Asas politik Islam ada empat hal:
Pertama, kedaulatan di tangan syarak. Rakyat dan penguasa harus tunduk kepada hukum syarak semata. Sehingga akan terbentuk satu perasaan, pemikiran dan peraturan yang sama, yakni Islam.
Kedua, kekuasaan di tangan rakyat. Rakyatlah yang berhak memilih pemimpin (khalifah) sebagai penguasa yang akan mengurusi urusan mereka yang dilakukan melalui baiat sesuai mekanisme syar’i yang telah dicontohkan sejak masa sahabat Nabi saw.
Ketiga, pengangkatan satu khalifah untuk seluruh kaum muslim hukumnya wajib. Hal ini mengindikasikan bahwa hanya boleh ada satu kekuasaan untuk seluruh kaum muslim di seluruh penjuru dunia yang bernaung dalam satu institusi, Khilafah Islamiah.

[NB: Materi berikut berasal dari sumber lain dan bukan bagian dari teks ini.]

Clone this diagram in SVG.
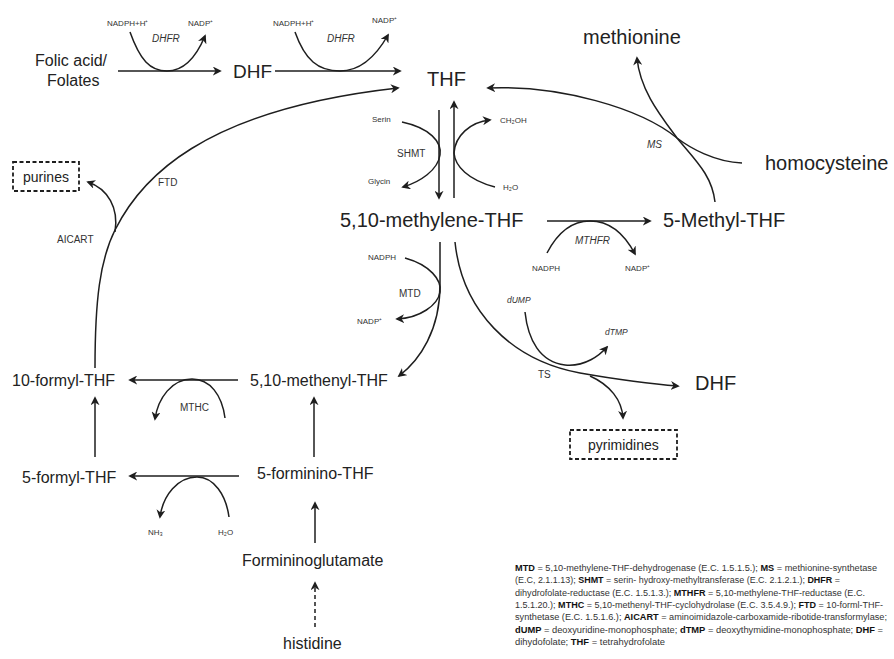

Keempat, khalifah yang memiliki wewenang untuk mengadopsi hukum syarak berdasarkan mekanisme syar’i untuk dijadikan undang-undang. Hal ini menunjukkan bahwa tidak boleh akal manusia yang lemah membuat hukum atau aturan hidup.
Dengan demikian politik dalam Islam tak akan membawa pada kemudharatan apalagi sengkarut politik yang berkepanjangan. Politik tak bisa lepas dari Islam. Hanya dalam Islam, politik akan membawa keberkahan bagi manusia dan alam semesta. Wallahualam.